Born in Digne, (Alpes-de-Haute-Provence), February 3, 1814
Taking of the habit in Billens, Switzerland, November 1, 1830
Oblation in Billens, November 1, 1831 (No. 47)
Priestly ordination in Marseille, December 25, 1836
Died in Paris, March 25, 1890.

Joseph Pierre Blaise, born in Digne, France, on February 3, 1814, son of Jean Joseph Louis Pierre Aubert, a merchant, and Laure-Modeste Castellan, entered the Oblate novitiate in Billens, Switzerland, on November 1, 1830. He made his perpetual profession there on November 1, 1831 and was ordained a priest in Marseille, France, on December 25, 1836, by Bishop Charles-Joseph-Eugène de Mazenod, co-adjutor of Marseille and founder of the Oblates.

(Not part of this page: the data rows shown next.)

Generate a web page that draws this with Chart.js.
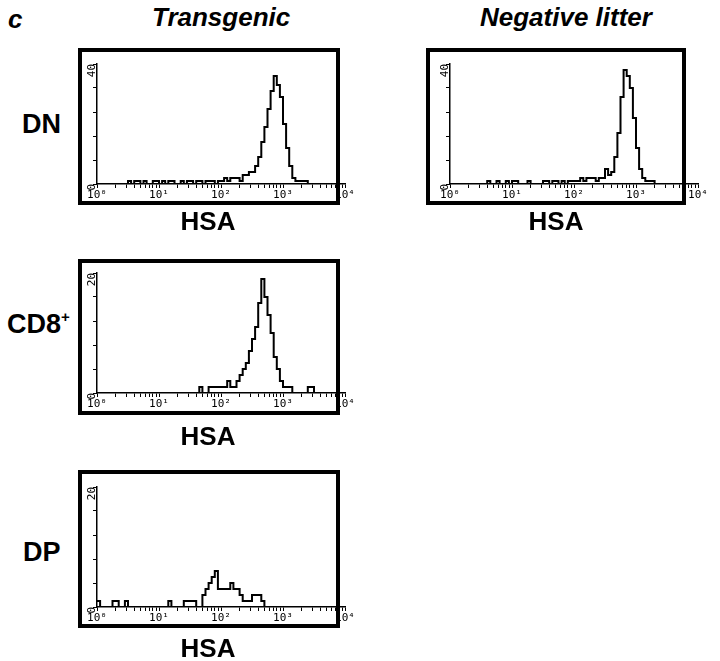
<!DOCTYPE html>
<html>
<head>
<meta charset="utf-8">
<script src="https://cdn.jsdelivr.net/npm/chart.js@4"></script>
<style>
  body { margin: 0; background: #fff; width: 720px; height: 661px; position: relative; overflow: hidden;
         font-family: "Liberation Sans", Arial, sans-serif; }
  .t { position: absolute; font-weight: bold; color: #000; white-space: nowrap; line-height: 1; }
  .it { font-style: italic; font-size: 26px; }
  .row { font-size: 27px; }
  .hsa { font-size: 26px; width: 120px; text-align: center; }
  .box { position: absolute; border: 4px solid #000; box-sizing: border-box; pointer-events: none; }
  canvas { position: absolute; }
</style>
</head>
<body>
<div class="t it" style="left:8px;top:6px">c</div>
<div class="t it" style="left:152px;top:4px">Transgenic</div>
<div class="t it" style="left:480px;top:4px">Negative litter</div>

<div class="t row" style="left:22px;top:111px">DN</div>
<div class="t row" style="left:7px;top:309px">CD8<sup style="font-size:15px;vertical-align:11px">+</sup></div>
<div class="t row" style="left:23px;top:539px">DP</div>

<canvas id="p1" width="290" height="170" style="left:78px;top:48px"></canvas>
<canvas id="p2" width="290" height="170" style="left:431px;top:48px"></canvas>
<canvas id="p3" width="290" height="170" style="left:78px;top:257px"></canvas>
<canvas id="p4" width="290" height="170" style="left:78px;top:471px"></canvas>

<div class="box" style="left:78px;top:48px;width:262px;height:157px"></div>
<div class="box" style="left:426px;top:48px;width:260px;height:157px"></div>
<div class="box" style="left:78px;top:259px;width:262px;height:156px"></div>
<div class="box" style="left:78px;top:470px;width:262px;height:158px"></div>

<div class="t hsa" style="left:148px;top:208px">HSA</div>
<div class="t hsa" style="left:496px;top:208px">HSA</div>
<div class="t hsa" style="left:148px;top:423px">HSA</div>
<div class="t hsa" style="left:148px;top:635px">HSA</div>

<script>
// x axis: 4 decades of HSA fluorescence, one channel = 0.05 decade
const decadeLabels = ['10⁰', '10¹', '10²', '10³', '10⁴'];
const binWidth = 0.05;

// cell counts per channel (81 channel edges, 0 .. 4 decades)
const dnTransgenic = [
  0,0,0,0,0,0,0,0,0,0,
  1,0,1,1,0,1,0,0,1,1,
  0,1,0,1,1,0,0,1,0,1,
  1,0,1,1,0,1,1,1,0,1,
  1,2,1,2,2,2,1,3,3,4,
  4,6,9,14,19,25,31,36,33,29,
  20,12,6,2,1,1,1,1,0,0,
  0,0,0,0,0,0,0,0,0,0,0
];
const dnNegative = [
  0,0,0,0,0,0,0,0,0,0,
  0,0,1,0,0,1,0,0,1,0,
  1,1,0,0,0,1,0,0,0,0,
  1,1,0,1,1,0,1,0,1,1,
  1,1,2,1,2,2,2,1,2,2,
  5,3,4,9,17,29,38,36,32,22,
  12,5,2,1,1,1,0,0,0,0,
  0,0,0,0,0,0,0,0,0,0,0
];
const cd8Transgenic = [
  0,0,0,0,0,0,0,0,0,0,
  0,0,0,0,0,0,0,0,0,0,
  0,0,0,0,0,0,0,0,0,0,
  0,0,0,1,0,0,1,1,1,1,
  1,1,2,1,1,2,3,4,5,7,
  9,11,15,19,16,13,10,6,4,2,
  1,1,1,0,0,0,0,0,1,1,
  0,0,0,0,0,0,0,0,0,0,0
];
const dpTransgenic = [
  1,0,0,0,0,1,1,0,0,1,
  0,0,0,0,0,0,0,0,0,0,
  0,0,0,1,0,0,0,0,1,1,
  1,1,0,0,2,3,4,5,6,3,
  3,3,3,4,3,3,2,1,1,1,
  2,2,2,1,0,0,0,0,0,0,
  0,0,0,0,0,0,0,0,0,0,
  0,0,0,0,0,0,0,0,0,0,0
];

// minor log ticks 1..9 in each decade
const logTicks = [];
for (let d = 0; d < 4; d++) {
  for (let k = 1; k < 10; k++) logTicks.push(d + Math.log10(k));
}
logTicks.push(4);

const mono = { family: 'DejaVu Sans Mono', size: 11 };

function histogram(id, counts, yMax) {
  const pts = counts.map((c, i) => ({ x: i * binWidth, y: c }));
  return new Chart(document.getElementById(id), {
    type: 'line',
    data: {
      datasets: [{
        data: pts,
        stepped: true,
        borderColor: '#000',
        borderWidth: 2,
        pointRadius: 0,
        fill: false
      }]
    },
    options: {
      responsive: false,
      animation: false,
      layout: { padding: { top: 16, right: 23, left: 0, bottom: 0 } },
      plugins: { legend: { display: false }, tooltip: { enabled: false } },
      scales: {
        x: {
          type: 'linear', min: 0, max: 4,
          afterBuildTicks: s => { s.ticks = logTicks.map(v => ({ value: v })); },
          afterFit: s => { s.height = 34; },
          ticks: {
            autoSkip: false, maxRotation: 0, minRotation: 0, padding: 1,
            color: '#000', font: mono,
            callback: v => Number.isInteger(v) ? decadeLabels[v] : ''
          },
          grid: { drawOnChartArea: false, drawTicks: true, tickLength: 4, color: '#000' },
          border: { color: '#000', width: 1.5 }
        },
        y: {
          min: 0, max: yMax,
          afterFit: s => { s.width = 19; },
          ticks: {
            stepSize: yMax / 10, minRotation: 90, maxRotation: 90, padding: 1,
            color: '#000', font: mono,
            callback: v => (v === 0 || v === yMax) ? String(v) : ''
          },
          grid: { drawOnChartArea: false, drawTicks: true, tickLength: 4, color: '#000' },
          border: { color: '#000', width: 1.5 }
        }
      }
    }
  });
}

histogram('p1', dnTransgenic, 40);
histogram('p2', dnNegative, 40);
histogram('p3', cd8Transgenic, 20);
histogram('p4', dpTransgenic, 20);
</script>
</body>
</html>
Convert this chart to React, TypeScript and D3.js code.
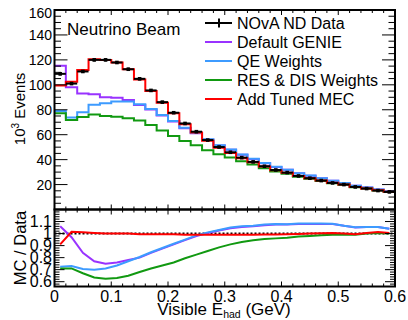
import React from "react";
import * as d3 from "d3";

// bin edges in visible hadronic energy (GeV)
const binEdges = [
  0, 0.02, 0.04, 0.06, 0.08, 0.1, 0.12, 0.14, 0.16, 0.18, 0.2, 0.22, 0.24, 0.26, 0.28, 0.3,
  0.32, 0.34, 0.36, 0.38, 0.4, 0.42, 0.44, 0.46, 0.48, 0.5, 0.52, 0.54, 0.56, 0.58, 0.6,
];

// events (10^3) per bin
const ndData = [
  108.8, 101, 110.7, 120, 120, 117.9, 112.5, 104.8, 95.5, 86.1, 77.6, 69, 62.4, 55.7, 50.1,
  45.9, 41.6, 38.2, 34.7, 31.7, 29.6, 26.9, 25.1, 23.2, 21.3, 20, 18.1, 16.8, 15.2, 14.1,
];
const ndErr = [
  1.2, 1.2, 1.2, 1.2, 1.2, 1.2, 1.2, 1.1, 1.1, 1.0, 1.0, 0.9, 0.9, 0.8, 0.8,
  0.8, 0.7, 0.7, 0.7, 0.6, 0.6, 0.6, 0.6, 0.5, 0.5, 0.5, 0.5, 0.5, 0.5, 0.5,
];
const defaultGenie = [
  115.3, 98.0, 93.0, 92.4, 90.0, 89.6, 87.8, 83.8, 80.2, 75.3, 70.6, 65.2, 61.2, 56.0, 51.4,
  48.0, 43.9, 40.5, 37.1, 34.1, 31.8, 29.1, 27.1, 25.1, 23.0, 21.3, 19.0, 17.7, 16.0, 14.7,
];
const qeWeights = [
  78.9, 73.7, 78.0, 84.0, 85.2, 86.7, 86.6, 84.4, 80.7, 75.8, 71.0, 65.6, 61.5, 56.3, 51.6,
  48.2, 44.1, 40.7, 37.3, 34.2, 31.9, 29.1, 27.2, 25.1, 23.0, 21.3, 19.0, 17.7, 16.0, 14.7,
];
const resDisWeights = [
  77.2, 71.7, 74.2, 76.2, 75.0, 74.3, 73.1, 71.3, 67.8, 63.3, 59.0, 54.9, 51.5, 47.6, 44.3,
  41.8, 38.7, 36.1, 33.1, 30.4, 28.6, 26.2, 24.6, 22.9, 21.1, 19.8, 17.9, 16.8, 15.3, 14.1,
];
const tunedMec = [
  99.5, 102.5, 111.8, 120.6, 120, 117.9, 112.5, 104.3, 95.0, 85.7, 77.2, 68.3, 61.8, 55.1, 49.6,
  45.4, 41.2, 37.8, 34.4, 31.5, 29.5, 26.8, 25.1, 23.3, 21.4, 20.0, 18.0, 16.9, 15.4, 14.2,
];

// MC / Data ratios per bin
const ratioGenie = [
  1.06, 0.97, 0.84, 0.77, 0.75, 0.76, 0.78, 0.8, 0.84, 0.875, 0.91, 0.945, 0.98, 1.005, 1.025,
  1.045, 1.055, 1.06, 1.07, 1.075, 1.075, 1.08, 1.08, 1.08, 1.08, 1.065, 1.05, 1.055, 1.055, 1.04,
];
const ratioQE = [
  0.725, 0.73, 0.705, 0.7, 0.71, 0.735, 0.77, 0.805, 0.845, 0.88, 0.915, 0.95, 0.985, 1.01, 1.03,
  1.05, 1.06, 1.065, 1.075, 1.08, 1.078, 1.083, 1.083, 1.083, 1.082, 1.065, 1.052, 1.055, 1.055, 1.04,
];
const ratioResDis = [
  0.71, 0.71, 0.67, 0.635, 0.625, 0.63, 0.65, 0.68, 0.71, 0.735, 0.76, 0.795, 0.825, 0.855, 0.885,
  0.91, 0.93, 0.945, 0.955, 0.96, 0.965, 0.975, 0.98, 0.985, 0.99, 0.99, 0.99, 1.0, 1.005, 1.0,
];
const ratioMec = [
  0.91, 1.015, 1.01, 1.005, 1.0, 1.0, 1.0, 0.995, 0.995, 0.995, 0.995, 0.99, 0.99, 0.99, 0.99,
  0.99, 0.99, 0.99, 0.992, 0.993, 0.995, 0.997, 1.0, 1.003, 1.005, 1.0, 0.995, 1.005, 1.012, 1.005,
];

const topTickLabels = [20, 40, 60, 80, 100, 120, 140, 160];
const ratioTickLabels = [0.6, 0.7, 0.8, 0.9, 1, 1.1];
const xTickLabels = [0, 0.1, 0.2, 0.3, 0.4, 0.5, 0.6];

const legendEntries = [
  { label: "NOvA ND Data", color: "#000000", data: true },
  { label: "Default GENIE", color: "#9933ff" },
  { label: "QE Weights", color: "#3d9bff" },
  { label: "RES & DIS Weights", color: "#119911" },
  { label: "Add Tuned MEC", color: "#ff0000" },
];

const FONT = "'Liberation Sans', Arial, Helvetica, sans-serif";

export default function App() {
  const left = 54.5, right = 395;
  const topY0 = 10, split = 209.5, bottomY1 = 286.5;

  const x = d3.scaleLinear().domain([0, 0.6]).range([left, right]);
  const yTop = d3.scaleLinear().domain([0, 160]).range([split, topY0]);
  const yRat = d3.scaleLinear().domain([0.56, 1.2]).range([bottomY1, split]);

  const centers = binEdges.slice(0, -1).map((e, i) => (e + binEdges[i + 1]) / 2);
  const line = d3.line();

  const stepPath = (vals: number[]) =>
    line(
      vals.flatMap((v, i) => [
        [x(binEdges[i]), yTop(v)] as [number, number],
        [x(binEdges[i + 1]), yTop(v)] as [number, number],
      ])
    ) || "";
  const ratioPath = (vals: number[]) =>
    line(vals.map((v, i) => [x(centers[i]), yRat(v)] as [number, number])) || "";

  const topMinor = d3.range(0, 160.001, 5);
  const ratMinor = d3.range(0.56, 1.2001, 0.02);
  const xMinor = binEdges;

  const topSeries = [
    { vals: defaultGenie, color: legendEntries[1].color },
    { vals: qeWeights, color: legendEntries[2].color },
    { vals: resDisWeights, color: legendEntries[3].color },
    { vals: tunedMec, color: legendEntries[4].color },
  ];
  const ratioSeries = [
    { vals: ratioGenie, color: legendEntries[1].color },
    { vals: ratioQE, color: legendEntries[2].color },
    { vals: ratioResDis, color: legendEntries[3].color },
    { vals: ratioMec, color: legendEntries[4].color },
  ];

  const isMajor = (v: number, step: number) => Math.abs(v / step - Math.round(v / step)) < 1e-6;

  return (
    <svg
      width={408}
      height={320}
      style={{ position: "absolute", left: 0, top: 0, background: "#fff" }}
      fontFamily={FONT}
    >
      <rect width={408} height={320} fill="#fff" />

      {/* top panel histograms */}
      {topSeries.map((s, i) => (
        <path key={i} d={stepPath(s.vals)} fill="none" stroke={s.color} strokeWidth={2} />
      ))}

      {/* data points */}
      {ndData.map((v, i) => (
        <g key={i}>
          <line x1={x(binEdges[i])} x2={x(binEdges[i + 1])} y1={yTop(v)} y2={yTop(v)} stroke="#000" strokeWidth={2} />
          <line x1={x(centers[i])} x2={x(centers[i])} y1={yTop(v - ndErr[i])} y2={yTop(v + ndErr[i])} stroke="#000" strokeWidth={2} />
          <rect x={x(centers[i]) - 1.8} y={yTop(v) - 1.8} width={3.6} height={3.6} fill="#000" />
        </g>
      ))}

      {/* top y ticks */}
      {topMinor.map((v) => {
        const len = isMajor(v, 20) ? 13 : 6.5;
        return (
          <g key={v}>
            <line x1={left} x2={left + len} y1={yTop(v)} y2={yTop(v)} stroke="#000" strokeWidth={1} />
            <line x1={right} x2={right - len} y1={yTop(v)} y2={yTop(v)} stroke="#000" strokeWidth={1} />
          </g>
        );
      })}
      {topTickLabels.map((v) => (
        <text key={v} x={52} y={yTop(v) + (v === 160 ? 8 : 5)} fontSize={14} textAnchor="end">
          {v}
        </text>
      ))}

      {/* top panel x ticks */}
      {xMinor.map((v) => {
        const len = isMajor(v, 0.1) ? 5 : 3;
        return (
          <g key={v}>
            <line x1={x(v)} x2={x(v)} y1={split} y2={split - len} stroke="#000" strokeWidth={1} />
            <line x1={x(v)} x2={x(v)} y1={topY0} y2={topY0 + len} stroke="#000" strokeWidth={1} />
          </g>
        );
      })}

      <rect x={left} y={topY0} width={right - left} height={split - topY0} fill="none" stroke="#000" strokeWidth={2} />

      {/* legend */}
      {legendEntries.map((e, i) => {
        const cy = 23 + i * 19;
        return (
          <g key={e.label}>
            <line x1={205} x2={232} y1={cy} y2={cy} stroke={e.color} strokeWidth={2} />
            {e.data && <line x1={219} x2={219} y1={cy - 4.5} y2={cy + 4.5} stroke="#000" strokeWidth={2} />}
            <text x={237} y={cy + 5.5} fontSize={16}>
              {e.label}
            </text>
          </g>
        );
      })}

      <text x={67} y={35} fontSize={17}>
        Neutrino Beam
      </text>

      <text transform={`translate(25,109) rotate(-90)`} fontSize={15} textAnchor="middle">
        10<tspan dy={-6} fontSize={10}>3</tspan>
        <tspan dy={6}> Events</tspan>
      </text>

      {/* ratio panel */}
      <line x1={left} x2={right} y1={yRat(1)} y2={yRat(1)} stroke="#000" strokeWidth={2} strokeDasharray="2,2" />
      {ratioSeries.map((s, i) => (
        <path key={i} d={ratioPath(s.vals)} fill="none" stroke={s.color} strokeWidth={2} />
      ))}

      {ratMinor.map((v) => {
        const len = isMajor(v, 0.1) ? 10 : 5;
        return (
          <g key={v.toFixed(2)}>
            <line x1={left} x2={left + len} y1={yRat(v)} y2={yRat(v)} stroke="#000" strokeWidth={1} />
            <line x1={right} x2={right - len} y1={yRat(v)} y2={yRat(v)} stroke="#000" strokeWidth={1} />
          </g>
        );
      })}
      {ratioTickLabels.map((v) => (
        <text key={v} x={52} y={yRat(v) + 5.5} fontSize={16} textAnchor="end">
          {v}
        </text>
      ))}
      {xMinor.map((v) => {
        const len = isMajor(v, 0.1) ? 5 : 3;
        return (
          <g key={v}>
            <line x1={x(v)} x2={x(v)} y1={split} y2={split + len} stroke="#000" strokeWidth={1} />
            <line x1={x(v)} x2={x(v)} y1={bottomY1} y2={bottomY1 - len} stroke="#000" strokeWidth={1} />
          </g>
        );
      })}
      {xTickLabels.map((v) => (
        <text key={v} x={x(v)} y={302} fontSize={16} textAnchor="middle">
          {v}
        </text>
      ))}

      <rect x={left} y={split} width={right - left} height={bottomY1 - split} fill="none" stroke="#000" strokeWidth={2} />

      <text transform={`translate(26,248) rotate(-90)`} fontSize={16.5} textAnchor="middle">
        MC / Data
      </text>

      <text x={224} y={315} fontSize={17} textAnchor="middle">
        Visible E<tspan dy={3} fontSize={10.5}>had</tspan>
        <tspan dy={-3}> (GeV)</tspan>
      </text>
    </svg>
  );
}
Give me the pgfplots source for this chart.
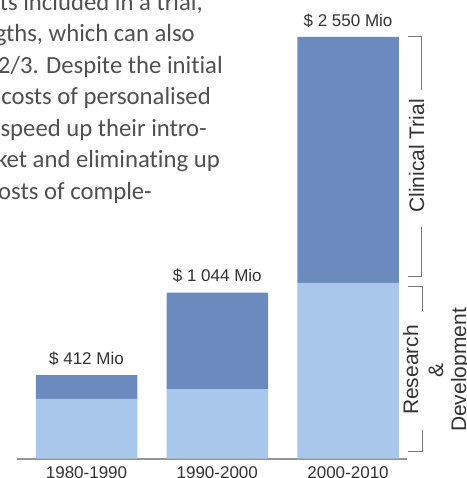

A preacher in Aix-en-Provence from 1834, Father Aubert became director of the Notre-Dame de Lumières juniorate in Goult, Vaucluse, in 1840, and kept this position until 1844.

That same year, at the suggestion of Father Joseph Bruno Guigues, who had just been appointed superior of the Oblates in Canada, Father Aubert was sent to Canada with him. He devoted himself to preaching, with residence in Longueuil, Lower Canada, until 1845. At that time, Bishop Joseph Norbert Provencher of the Red River Colony (Manitoba), who needed priests to develop the works of his diocese, approached Father Guigues for help from the Oblates. Faced with the latter’s hesitations, because of the scarcity of subjects, Bishop de Mazenod appointed Father Aubert superior and founder of the first Oblate mission in Saint-Boniface. He thus became, with Father Alexandre-Antonin Taché, who was to accompany him, one of the first two Oblates to be sent to the West.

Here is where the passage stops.